The European Union today said it is ready to accommodate more Indian IT professionals and denounced any form of protectionism in global trade, amid anxiety in India over the Trump administration's possible clampdown on H1B visa.
Pushing for deeper trade ties with India, a delegation of European Parliament's Committee on Foreign Affairs also expressed "regret" over failure by both sides to resume the stalled dialogue to firm the long-pending EU-India trade and investment pact.
Criticising the new US government's protectionist rhetoric which triggered fears in Europe as well, head of the delegation David McAllister said Europe is "open" for allowing more Indian professionals who are high on demand.
"Europe is open for people with high demand. Indian people are highly skilled. Our IT sector would not have been successful if we did not have skilled professionals from India," he said.
Soon after taking over last month, Trump had decided to overhaul the work visa programmes like the H-1B and L1, a move that will adversely hit the lifeline of Indian tech firms and professionals in the US.
Pressing for early resumption of negotiations for the EU-India Broad-based Trade and Investment Agreement (BTIA), McAllister said the delegation urged the Indian leaders to resume the talks as the pact will significantly boost two-way trade.
"We deeply regret that we are not being able to move ahead.
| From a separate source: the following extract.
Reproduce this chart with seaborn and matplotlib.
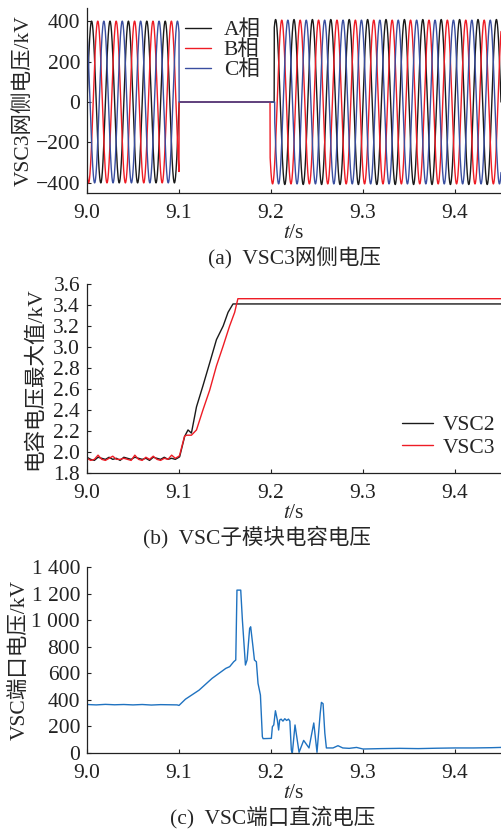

We will use the visit to call for resumption of talks for the agreement," he told reporters.
The EU delegation, the second one here, will hold talks with a number of Union Ministers, National Security Adviser Ajit Doval, the Vice Chairman of NITI Ayog Arvind Panagariya and Lok Sabha Speaker Sumitra Mahajan among others.
An European Parliament Delegation for relations with India is also in the country and it had strongly sought resumption of talks for the trade pact during its meetings with Finance Minister Arun Jaitley and Commerce Minister Nirmala Sitharaman.
The BTIA talks have been stalled since May 2013, when both sides failed to bridge substantial gaps on crucial issues, including data security status for IT sector.
Launched in June 2007, negotiations for the proposed agreement have witnessed many hurdles as both the sides have major differences on crucial issues.
Delegation member Urmas Paet said the EU would like to have the trade pact with India on the lines of the recently concluded EU-Canada trade deal, which features a new mechanism on investment protection and dispute settlement.
India has already made it clear that it will not allow investment to become part of any global agreement that allows investors to challenge governments in an international tribunal.
In the EU-India Summit in Brussels last year, the two sides had failed to make any announcement on resumption of the negotiations as many bottlenecks still remain.
The two sides are yet to iron out issues related to tariff and movement of professionals but the EU has shown an inclination to restart talks.
Besides demanding significant duty cuts in automobiles, the EU wants tax reduction in wines, spirits and dairy products, and a strong intellectual property regime.